Is 35,4-7°; Sal 145; Gc 2,1-5;
Mc 7,31-37
Il
messaggio racchiuso nelle letture bibliche odierne può essere riassunto con le
parole della lettera di san Giacomo, ascoltate alla fine della seconda lettura:
“Dio non ha forse scelto i poveri agli occhi del mondo, che sono ricchi nella
fede ed eredi del Regno, promesso a quelli che lo amano?”
In un
momento in cui i figli d’Israele in esilio si sentivano dimenticati da Dio,
oppressi dal potere straniero e abbandonati alla loro sfortuna, Isaia (cf.
prima lettura) rivolge ad essi parole di speranza: “Coraggio, non temete! Ecco
il vostro Dio […] viene a salvarvi”. E tra le opere meravigliose di Dio che
viene a salvare, il profeta include: “si schiuderanno gli orecchi dei sordi”.
Queste promesse di salvezza si compiranno pienamente solo con l’avvento di Gesù
Cristo. Egli stesso si è riferito a questo passaggio di Is 35 per spiegare la
sua missione ai discepoli inviati da Giovanni Battista (cf. Mt 11,4-6).
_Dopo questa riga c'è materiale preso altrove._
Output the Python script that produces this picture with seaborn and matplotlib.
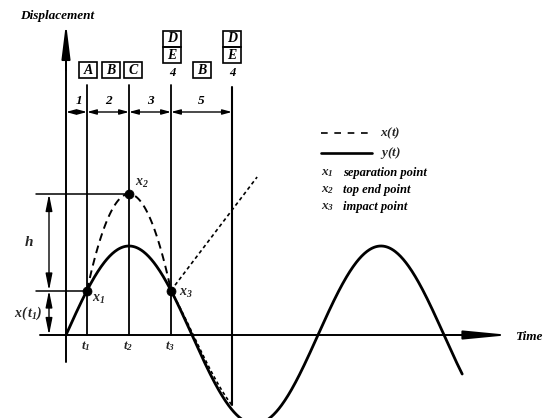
import numpy as np
import pandas as pd
import matplotlib
matplotlib.use("Agg")
import matplotlib.pyplot as plt
from matplotlib.patches import Rectangle
import seaborn as sns

# ---- model quantities (phase in degrees, displacement in units of the amplitude) ----
amplitude = 1.0
phase_end = 566            # where the drawn response y(t) stops
t_sep = 30                 # t1: separation
t_top = 90                 # t2: top end point
t_imp = 150                # t3: impact
t_last = 237               # end of stage 5
top_height = 1.584         # height of x2 above the time axis
rebound_end = (273, 1.775) # end of the dotted free-flight line after impact
fall_lag_deg = 5           # dotted fall lags the response by up to this phase

stage_numbers = ["1", "2", "3", "5"]
stage_bounds = [0, t_sep, t_top, t_imp, t_last]
point_names = ["$x_1$", "$x_2$", "$x_3$"]
legend_notes = ["separation point", "top end point", "impact point"]

# ---- drawing space: 0.7 px per degree, 89 px per unit, origin at (66, 335) px ----
def gx(px):
    return (px - 66) / 0.7

def gy(py):
    return (335 - py) / 89.0

sns.set_style("white")
plt.rcParams["font.family"] = ["Liberation Serif", "DejaVu Serif"]
plt.rcParams["mathtext.fontset"] = "custom"
plt.rcParams["mathtext.it"] = "Liberation Serif:style=italic:weight=bold"
plt.rcParams["mathtext.rm"] = "Liberation Serif:style=italic:weight=bold"
plt.rcParams["mathtext.bf"] = "Liberation Serif:style=italic:weight=bold"

FONT = dict(family="Liberation Serif", weight="bold", style="italic", color="black")

fig = plt.figure(figsize=(5.48, 4.18), dpi=100)
ax = fig.add_axes([0, 0, 1, 1])
ax.set_xlim(gx(0), gx(548))
ax.set_ylim(gy(418), gy(0))
ax.axis("off")

# response y(t)
phase = np.linspace(0, phase_end, 600)
resp = pd.DataFrame({"t": phase, "y": amplitude * np.sin(np.radians(phase))})
sns.lineplot(data=resp, x="t", y="y", ax=ax, color="black", lw=2.0,
             estimator=None, sort=False)

# free flight x(t): parabola through x1, x2, x3
flight_t = [t_sep, t_top, t_imp]
flight_y = [amplitude * np.sin(np.radians(t_sep)), top_height,
            amplitude * np.sin(np.radians(t_imp))]
coef = np.polyfit(flight_t, flight_y, 2)
tp = np.linspace(t_sep, t_imp, 120)
sns.lineplot(x=tp, y=np.polyval(coef, tp), ax=ax, color="black", lw=1.4,
             linestyle=(0, (4, 2.6)), estimator=None, sort=False)

# dotted rebound after impact
sns.lineplot(x=[t_imp, rebound_end[0]], y=[flight_y[2], rebound_end[1]], ax=ax,
             color="black", lw=1.2, linestyle=(0, (2.2, 1.8)),
             estimator=None, sort=False)

# dotted fall following the response
tf = np.linspace(t_imp, t_last, 60)
lag = fall_lag_deg * (tf - t_imp) / (t_last - t_imp)
yf = amplitude * np.sin(np.radians(tf - lag))
sns.lineplot(x=tf, y=yf, ax=ax, color="black", lw=1.2,
             linestyle=(0, (2.0, 1.6)), estimator=None, sort=False)

# marked points
sns.scatterplot(x=flight_t, y=flight_y, ax=ax, color="black", s=42,
                edgecolor="black", zorder=5)

# axes with long filled arrowheads
ax.plot([0, 0], [gy(362), gy(45)], color="black", lw=1.4)
ax.annotate("", xy=(0, gy(23)), xytext=(0, gy(70)),
            arrowprops=dict(arrowstyle="-|>,head_length=2.1,head_width=0.26",
                            color="black", lw=1.4, shrinkA=0, shrinkB=0,
                            mutation_scale=10))
ax.plot([gx(40), gx(480)], [0, 0], color="black", lw=1.4)
ax.annotate("", xy=(gx(510), 0), xytext=(gx(450), 0),
            arrowprops=dict(arrowstyle="-|>,head_length=2.7,head_width=0.26",
                            color="black", lw=1.4, shrinkA=0, shrinkB=0,
                            mutation_scale=10))
ax.text(gx(515), gy(337), "Time", fontsize=9.5, ha="left", va="center", **FONT)
ax.text(gx(20), gy(16), "Displacement", fontsize=9.5, ha="left", va="center", **FONT)

# stage boundaries
top = gy(85)
for t in [t_sep, t_top, t_imp]:
    ax.plot([t, t], [0, top], color="black", lw=1.3)
ax.plot([t_last, t_last], [yf[-1], gy(87)], color="black", lw=1.5)

# stage dimension arrows and numbers
row = gy(112)
for a, b, lab in zip(stage_bounds[:-1], stage_bounds[1:], stage_numbers):
    ax.annotate("", xy=(b, row), xytext=(a, row),
                arrowprops=dict(arrowstyle="<|-|>,head_length=0.55,head_width=0.15",
                                color="black", lw=1.0, shrinkA=0, shrinkB=0,
                                mutation_scale=10))
    ax.text((a + b) / 2 + (3 if lab == "1" else 0), gy(101), lab, fontsize=9.5,
            ha="center", va="center", **FONT)

# state boxes
bw, bh = 18 / 0.7, 16 / 89.0

def box(cx_px, cy_px, letter):
    cx, cy = gx(cx_px), gy(cy_px)
    ax.add_patch(Rectangle((cx - bw / 2, cy - bh / 2), bw, bh, fill=False,
                           ec="black", lw=1.2))
    ax.text(cx, cy - 0.005, letter, fontsize=10, ha="center", va="center", **FONT)

box(88, 70, "A")
box(111, 70, "B")
box(133.5, 70, "C")
box(202, 70, "B")
for cx in [172, 232]:
    box(cx, 38.5, "D")
    box(cx, 55, "E")
    ax.text(gx(cx), gy(73), "4", fontsize=9, ha="center", va="center", **FONT)

# height dimensions on the left
ax.plot([gx(36), t_top], [top_height, top_height], color="black", lw=1.1)
ax.plot([gx(36), t_sep], [flight_y[0], flight_y[0]], color="black", lw=1.1)
for a, b in [(top_height, flight_y[0]), (flight_y[0], 0)]:
    ax.annotate("", xy=(gx(49), b), xytext=(gx(49), a),
                arrowprops=dict(arrowstyle="<|-|>,head_length=1.0,head_width=0.2",
                                color="black", lw=1.0, shrinkA=0, shrinkB=0,
                                mutation_scale=10))
ax.text(gx(29), gy(242), "$h$", fontsize=11, ha="center", va="center")
ax.text(gx(28), gy(313), "$x(\\,t_1)$", fontsize=10, ha="center", va="center")

# time instants
for t, lab in zip([t_sep, t_top, t_imp], ["$t_1$", "$t_2$", "$t_3$"]):
    ax.text(t - 2, gy(346), lab, fontsize=9.5, ha="center", va="center")

# point labels
ax.text(gx(92), gy(299), point_names[0], fontsize=10, ha="left", va="center")
ax.text(gx(135), gy(183), point_names[1], fontsize=10, ha="left", va="center")
ax.text(gx(179), gy(293), point_names[2], fontsize=10, ha="left", va="center")

# legend
ax.plot([gx(321), gx(371)], [gy(133), gy(133)], color="black", lw=1.2,
        linestyle=(0, (4, 4)))
ax.text(gx(380), gy(133), "$x(t)$", fontsize=9.5, ha="left", va="center")
ax.plot([gx(321), gx(372)], [gy(153), gy(153)], color="black", lw=1.9)
ax.text(gx(380), gy(153), "$y(t)$", fontsize=9.5, ha="left", va="center")
for i, (name, note) in enumerate(zip(point_names, legend_notes)):
    py = 173 + 17 * i
    ax.text(gx(321), gy(py), name, fontsize=9.5, ha="left", va="center")
    ax.text(gx(343), gy(py), note, fontsize=9, ha="left", va="center", **FONT)

fig.savefig("out.png", dpi=100)
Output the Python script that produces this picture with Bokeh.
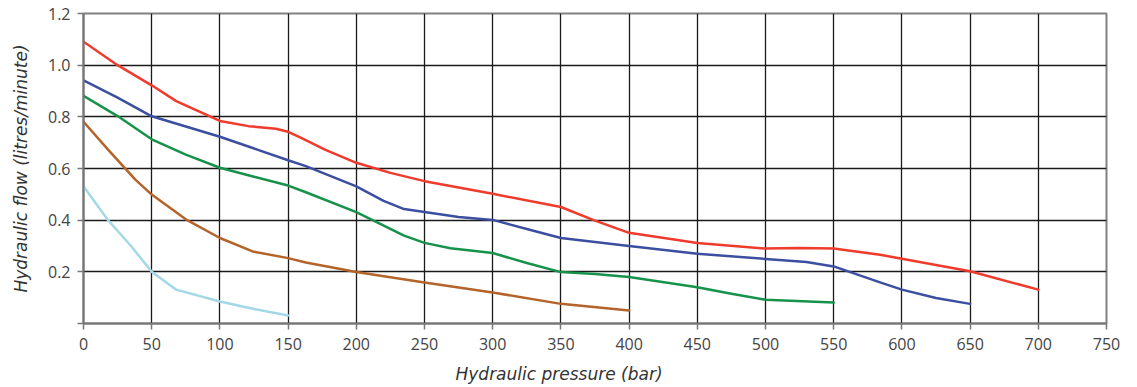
from bokeh.plotting import figure
from bokeh.models import Range1d, FixedTicker, Title
from bokeh.embed import file_html
from bokeh.resources import INLINE

# ---- data ----
x_ticks = [0, 50, 100, 150, 200, 250, 300, 350, 400, 450, 500, 550, 600, 650, 700, 750]
x_tick_labels = ["0", "50", "100", "150", "200", "250", "300", "350", "400", "450", "500", "550", "600", "650", "700", "750"]
y_ticks = [0, 0.2, 0.4, 0.6, 0.8, 1.0, 1.2]
y_tick_labels = ["", "0.2", "0.4", "0.6", "0.8", "1.0", "1.2"]

red_x = [0, 25, 50, 68, 100, 121, 141, 150, 160, 177, 200, 225, 250, 300, 350, 374, 400, 450, 500, 525, 550, 584, 600, 650, 700]
red_y = [1.091, 1.0, 0.922, 0.861, 0.784, 0.764, 0.754, 0.742, 0.718, 0.673, 0.622, 0.583, 0.551, 0.502, 0.451, 0.40, 0.351, 0.312, 0.290, 0.292, 0.290, 0.266, 0.251, 0.202, 0.131]

blue_x = [0, 25, 50, 100, 150, 163, 200, 220, 235, 250, 275, 300, 325, 350, 400, 450, 500, 530, 550, 584, 600, 625, 650]
blue_y = [0.941, 0.874, 0.802, 0.723, 0.632, 0.609, 0.531, 0.475, 0.443, 0.432, 0.412, 0.401, 0.366, 0.331, 0.300, 0.270, 0.250, 0.238, 0.221, 0.159, 0.131, 0.099, 0.076]

green_x = [0, 25, 50, 75, 100, 125, 150, 163, 200, 235, 250, 269, 300, 325, 350, 375, 400, 450, 475, 500, 550]
green_y = [0.881, 0.803, 0.713, 0.654, 0.603, 0.568, 0.534, 0.508, 0.431, 0.340, 0.312, 0.291, 0.273, 0.234, 0.199, 0.192, 0.180, 0.140, 0.115, 0.092, 0.081]

brown_x = [0, 18, 38, 50, 76, 100, 124, 150, 163, 200, 250, 300, 350, 400]
brown_y = [0.781, 0.673, 0.557, 0.499, 0.40, 0.331, 0.279, 0.253, 0.236, 0.199, 0.159, 0.120, 0.076, 0.050]

cyan_x = [0, 18, 35, 50, 68, 100, 125, 150]
cyan_y = [0.531, 0.40, 0.299, 0.20, 0.131, 0.085, 0.056, 0.031]

series = [
    (red_x, red_y, "#ef3b2c"),
    (blue_x, blue_y, "#3b4ea0"),
    (green_x, green_y, "#16924a"),
    (brown_x, brown_y, "#b4632a"),
    (cyan_x, cyan_y, "#a3d8e6"),
]

TICK_FONT = "Open Sans"
TITLE_FONT = "DejaVu Sans"

p = figure(
    frame_width=1023, frame_height=310,
    min_border_left=83, min_border_right=21, min_border_top=13, min_border_bottom=60,
    x_range=Range1d(0, 750), y_range=Range1d(0, 1.2),
    output_backend="svg", toolbar_location=None,
)
p.background_fill_color = "white"
p.border_fill_color = "white"
p.outline_line_color = "#808080"
p.outline_line_width = 2

# grid
p.xgrid.ticker = FixedTicker(ticks=x_ticks)
p.ygrid.ticker = FixedTicker(ticks=y_ticks)
for g in (p.xgrid, p.ygrid):
    g.grid_line_color = "#1a1a1a"
    g.grid_line_width = 1.3

# axes
p.xaxis.ticker = FixedTicker(ticks=x_ticks)
p.yaxis.ticker = FixedTicker(ticks=y_ticks)
p.xaxis.major_label_overrides = {t: l for t, l in zip(x_ticks, x_tick_labels)}
p.yaxis.major_label_overrides = {t: l for t, l in zip(y_ticks, y_tick_labels)}
for ax in (p.xaxis, p.yaxis):
    ax.axis_line_color = "#777777"
    ax.axis_line_width = 2
    ax.major_tick_line_color = "#777777"
    ax.major_tick_line_width = 1.5
    ax.major_tick_out = 6
    ax.major_tick_in = 0
    ax.minor_tick_line_color = None
    ax.major_label_text_font = TICK_FONT
    ax.major_label_text_font_size = "16px"
    ax.major_label_text_color = "#444444"
p.xaxis.major_label_standoff = 8
p.yaxis.major_label_standoff = 7

p.yaxis.axis_label = "Hydraulic flow (litres/minute)"
p.yaxis.axis_label_text_font = TITLE_FONT
p.yaxis.axis_label_text_font_size = "17px"
p.yaxis.axis_label_text_font_style = "italic"
p.yaxis.axis_label_text_color = "#333333"
p.yaxis.axis_label_standoff = 14

for xs, ys, c in series:
    p.line(xs, ys, line_color=c, line_width=2.5, line_join="round", line_cap="round")

# x-axis title (placed left of centre, as in the reference)
p.add_layout(Title(text="Hydraulic pressure (bar)", align="left", offset=372,
                   standoff=18, text_font=TITLE_FONT, text_font_size="17px",
                   text_font_style="italic", text_color="#333333"), "below")

open("out.html", "w").write(file_html(p, INLINE))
La
guarigione del sordomuto, di cui parla il brano evangelico odierno è uno dei
segni con i quali Gesù si manifesta alle folle come colui che adempie gli
annunci di Isaia e degli altri profeti. Notiamo i dettagli del racconto: Gesù
prende il sordomuto in disparte, gli pone le dita negli orecchi e con la saliva
gli tocca la lingua; poi, teso verso il cielo, emette un sospiro e dice:
“Effatà”, cioè “Apriti”. I gesti compiuti da Gesù assumono qui un ruolo
sacramentale, indicano e vogliono produrre quella salvezza che è dono del
cielo, è annuncio di quanto avverrà ai discepoli, sui quali verrà pronunciata
quella parola “Effatà”. Marco si premura subito di tradurla per farci capire
che Gesù non è un mago che pronuncia parole strane, ma è portatore di salvezza.
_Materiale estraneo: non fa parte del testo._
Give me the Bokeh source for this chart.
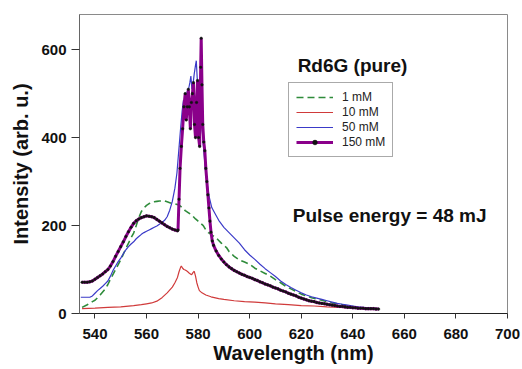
from bokeh.plotting import figure
from bokeh.models import Range1d, FixedTicker, Legend, LegendItem, Label
from bokeh.embed import file_html
from bokeh.resources import INLINE

# ---- data ----
wl_1mM = [535, 537, 539, 540, 542, 544, 545, 546, 548, 550, 552, 554, 555, 556, 557, 558, 559, 560,
          561, 562, 563, 564, 565, 566, 567, 568, 569, 570, 571, 572, 573, 574, 575, 576, 577, 578,
          579, 580, 581, 582, 583, 584, 585, 586, 587, 588, 589, 590, 591, 592, 594, 596, 598, 600,
          602, 604, 606, 608, 610, 612, 614, 616, 618, 620, 622, 624, 626, 628, 630, 632, 634, 636,
          638, 640, 642, 644, 646, 648, 650]
int_1mM = [14, 20, 27, 30, 42, 56, 66, 78, 100, 122, 148, 172, 183, 200, 218, 232, 240, 246,
           250, 252, 254, 255, 256, 256, 256, 254, 252, 250, 249, 248, 245, 240, 234, 230, 226, 221,
           215, 210, 205, 200, 190, 184, 180, 176, 172, 166, 160, 155, 150, 141, 130, 122, 117, 112,
           103, 97, 91, 85, 77, 70, 62, 56, 50, 44, 40, 36, 33, 30, 27, 24, 22, 20,
           17, 16, 14, 13, 12, 12, 11]

wl_10mM = [535, 540, 545, 550, 555, 558, 560, 562, 564, 566, 568, 570, 571, 572, 572.6, 573.2, 573.5,
           574, 574.5, 575, 575.5, 576, 576.5, 577, 577.5, 578, 578.5, 579, 579.5, 580, 580.5, 581.5,
           583, 585, 588, 590, 594, 598, 602, 606, 610, 615, 620, 625, 630, 635, 640, 645, 650]
int_10mM = [11, 12, 14, 15, 18, 20, 22, 24, 28, 36, 47, 60, 70, 82, 95, 105, 108,
            103, 100, 99, 97, 95, 92, 90, 88, 93, 96, 85, 70, 60, 52, 47,
            42, 38, 34, 32, 29, 27, 26, 24, 22, 20, 18, 17, 15, 14, 13, 12, 11]

wl_50mM = [534.5, 536, 538, 539, 540, 541, 542, 543, 544, 545, 546, 547, 548, 549, 550, 551, 552, 553,
           554, 555, 556, 557, 558, 559, 560, 561, 562, 563, 564, 565, 566, 567, 568, 569, 570, 571,
           571.8, 572.5, 573.2, 573.8, 574.3, 574.8, 575.3, 575.8, 576.3, 576.8, 577.2, 577.6, 578,
           578.5, 579, 579.3, 579.7, 580.2, 580.7, 581.2, 581.7, 582.2, 582.8, 583.5, 584.3, 585.3,
           586.5, 588, 590, 592, 594, 596, 598, 600, 602, 604, 606, 608, 610, 612, 614, 616, 618,
           620, 622, 624, 626, 628, 630, 632, 634, 636, 638, 640, 642, 644, 646, 648, 650]
int_50mM = [37, 37, 37, 40, 46, 52, 57, 62, 68, 74, 85, 98, 108, 118, 126, 136, 145, 152,
            158, 163, 170, 175, 180, 184, 187, 190, 193, 196, 199, 203, 207, 212, 220, 235, 255, 285,
            320, 370, 420, 460, 485, 480, 490, 505, 510, 525, 540, 510, 520,
            545, 565, 575, 530, 470, 450, 440, 410, 370, 330, 295, 265, 241,
            228, 212, 196, 184, 172, 160, 145, 133, 123, 112, 102, 93, 84, 74, 66, 59, 53,
            47, 42, 38, 35, 32, 29, 26, 23, 21, 19, 17, 15, 14, 13, 12, 11]

wl_150mM = [535, 536, 537, 538, 539, 540, 541, 542, 543, 544, 545, 546, 547, 548, 549, 550, 551, 552,
            553, 554, 555, 556, 557, 558, 559, 560, 561, 562, 563, 564, 565, 566, 567, 568, 569, 570,
            571, 572, 572.2, 572.6, 573.0, 573.5, 574.0, 574.5, 575.0, 575.4, 575.8, 576.2, 576.6,
            577.0, 577.4, 577.8, 578.2, 578.6, 579.0, 579.4, 579.8, 580.2, 580.6, 581.0, 581.2,
            581.5, 581.8, 582.2, 582.6, 583.0, 583.4, 583.8, 584.2, 584.6, 585.0, 585.5,
            586, 587, 588, 589, 590, 591, 592, 593, 594, 595, 596, 597, 598, 599, 600, 601, 602,
            603, 604, 605, 606, 607, 608, 609, 610, 611, 612, 613, 614, 615, 616, 617, 618, 619,
            620, 621, 622, 623, 624, 625, 626, 627, 628, 629, 630, 631, 632, 633, 634, 635, 636,
            637, 638, 639, 640, 641, 642, 643, 644, 645, 646, 647, 648, 649, 650]
int_150mM = [71, 71, 71, 72, 74, 78, 82, 86, 90, 95, 100, 108, 118, 130, 141, 152, 163, 175,
             186, 196, 205, 211, 215, 218, 220, 222, 221, 220, 218, 214, 210, 206, 202, 198, 195, 192,
             190, 188, 190, 260, 330, 380, 420, 470, 500, 440, 470, 510, 470,
             420, 480, 500, 525, 430, 400, 480, 530, 400, 380, 560, 626,
             520, 430, 390, 370, 330, 300, 270, 240, 210, 185, 165,
             155, 142, 132, 124, 117, 111, 106, 102, 98, 95, 92, 89, 87, 84, 82, 80, 77,
             75, 72, 70, 67, 65, 63, 60, 58, 56, 53, 51, 49, 46, 44, 42, 40, 37,
             35, 33, 31, 29, 28, 27, 25, 24, 23, 22, 21, 20, 19, 18, 17, 16, 16,
             15, 14, 14, 13, 13, 12, 12, 12, 11, 11, 11, 11, 10, 10]

x_ticks = [540, 560, 580, 600, 620, 640, 660, 680, 700]
y_ticks = [0, 200, 400, 600]

FONT = "Liberation Sans"

p = figure(width=522, height=369, output_backend="svg", toolbar_location=None,
           x_range=Range1d(534, 700), y_range=Range1d(0, 680),
           min_border_left=79, min_border_right=15, min_border_top=14, min_border_bottom=56)
p.background_fill_color = "white"
p.border_fill_color = "white"
p.xgrid.visible = False
p.ygrid.visible = False
p.outline_line_color = "#8a8a8a"
p.outline_line_width = 1

# axes
p.xaxis.ticker = FixedTicker(ticks=x_ticks)
p.yaxis.ticker = FixedTicker(ticks=y_ticks)
for ax in (p.xaxis[0], p.yaxis[0]):
    ax.major_label_text_font = FONT
    ax.major_label_text_font_style = "bold"
    ax.major_label_text_font_size = "15px"
    ax.major_label_text_color = "#111111"
    ax.axis_label_text_font = FONT
    ax.axis_label_text_font_style = "bold"
    ax.axis_label_text_font_size = "20px"
    ax.axis_label_text_color = "#111111"
    ax.minor_tick_line_color = None
    ax.major_tick_in = 0
    ax.major_tick_line_color = "#333333"
p.xaxis.axis_label = "Wavelength (nm)"
p.yaxis.axis_label = "Intensity (arb. u.)"
p.xaxis.axis_line_color = "#222222"
p.yaxis.axis_line_color = "#666666"
p.xaxis.major_tick_out = 5
p.yaxis.major_tick_out = 8
p.xaxis.major_label_standoff = 10
p.xaxis.axis_label_standoff = 0
p.yaxis.major_label_standoff = 5
p.yaxis.axis_label_standoff = 6

# curves
r1 = p.line(wl_1mM, int_1mM, line_color="#2e8b3a", line_width=1.6, line_dash="7 4")
r2 = p.line(wl_10mM, int_10mM, line_color="#d03a3a", line_width=1.2)
r3 = p.line(wl_50mM, int_50mM, line_color="#3a3ac8", line_width=1.2)
r4 = p.line(wl_150mM, int_150mM, line_color="#8a008a", line_width=3.0)
r4m = p.scatter(wl_150mM, int_150mM, marker="circle", size=2.6,
                fill_color="#111111", line_color="#111111", line_width=0.4)

legend = Legend(items=[
    LegendItem(label="1 mM", renderers=[r1]),
    LegendItem(label="10 mM", renderers=[r2]),
    LegendItem(label="50 mM", renderers=[r3]),
    LegendItem(label="150 mM", renderers=[r4, r4m]),
], location=(209, 156))
legend.label_text_font = FONT
legend.label_text_font_size = "12px"
legend.label_text_color = "#222222"
legend.glyph_width = 37
legend.glyph_height = 12
legend.label_height = 12
legend.label_standoff = 9
legend.spacing = 1
legend.padding = 7
legend.margin = 0
legend.border_line_color = "#555555"
legend.border_line_width = 1
legend.background_fill_alpha = 1
p.add_layout(legend, "center")

p.add_layout(Label(x=618.6, y=539, text="Rd6G (pure)", text_font=FONT, text_font_style="bold",
                   text_font_size="19px", text_color="#111111"))
p.add_layout(Label(x=616.7, y=199, text="Pulse energy = 48 mJ", text_font=FONT,
                   text_font_style="bold", text_font_size="19px", text_color="#111111"))

open("out.html", "w").write(file_html(p, INLINE))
La guarigione non passa attraverso gesti strani, esoterici, magici, ma
semplicemente attraverso un contatto che esprime la compassione, l’amore, la
tenerezza di Dio verso colui che soffre. L’evangelista conclude il racconto
della guarigione del sordomuto con queste parole: “…pieni di stupore, dicevano:
‘Ha fatto bene ogni cosa: fa udire i sordi e fa parlare i muti’!”. Di fronte al
gesto di Gesù la folla non può trattenersi dal riconoscervi i segni dell’azione
di Dio. Nelle opere e nelle parole di Gesù si manifesta la pienezza dell’amore
salvifico di Dio.
Nel mondo attuale, nonostante il moltiplicarsi del
benessere, c’è gente stanca, sfiduciata, disorientata, gente in cerca di
felicità, gente che ha smarrito il senso della vita. Nessuno può vivere senza
speranza. Tutti abbiamo bisogno di un ideale che dia senso alla nostra vita.
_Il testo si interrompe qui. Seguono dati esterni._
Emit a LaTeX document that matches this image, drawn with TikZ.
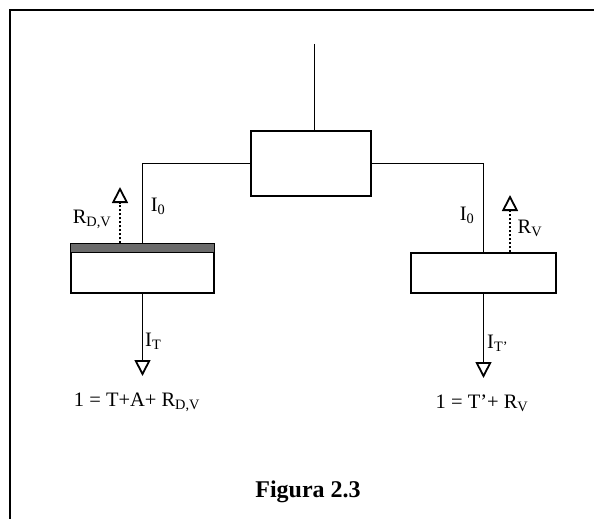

Ognuno di noi attende dal futuro qualcosa che sia migliore del presente. Come
Israele nel momento duro della prova, come il sordomuto di cui parla il
vangelo, anche noi siamo chiamati a rivolgere lo sguardo a Dio che manda
all’uomo un messaggio di speranza. Nonostante le apparenze contrarie e
l’apparente trionfo della prepotenza, Dio rende giustizia agli oppressi (cf.
salmo responsoriale). Questo messaggio di ottimismo ci invita a superare tutto
ciò che sa di rassegnazione a quanto mortifica e opprime l’uomo, e ad essere
protagonisti di questa speranza nell’ambiente in cui viviamo: in famiglia, nel
lavoro, nella società. Chiediamo al Signore di poter dire anche noi una parola
di coraggio a tutti gli smarriti di cuore che incontriamo sulla nostra strada,
perché possiamo ripetere con loro le parole del ritornello del salmo
responsoriale che abbiamo pregato: “Loda il Signore anima mia”.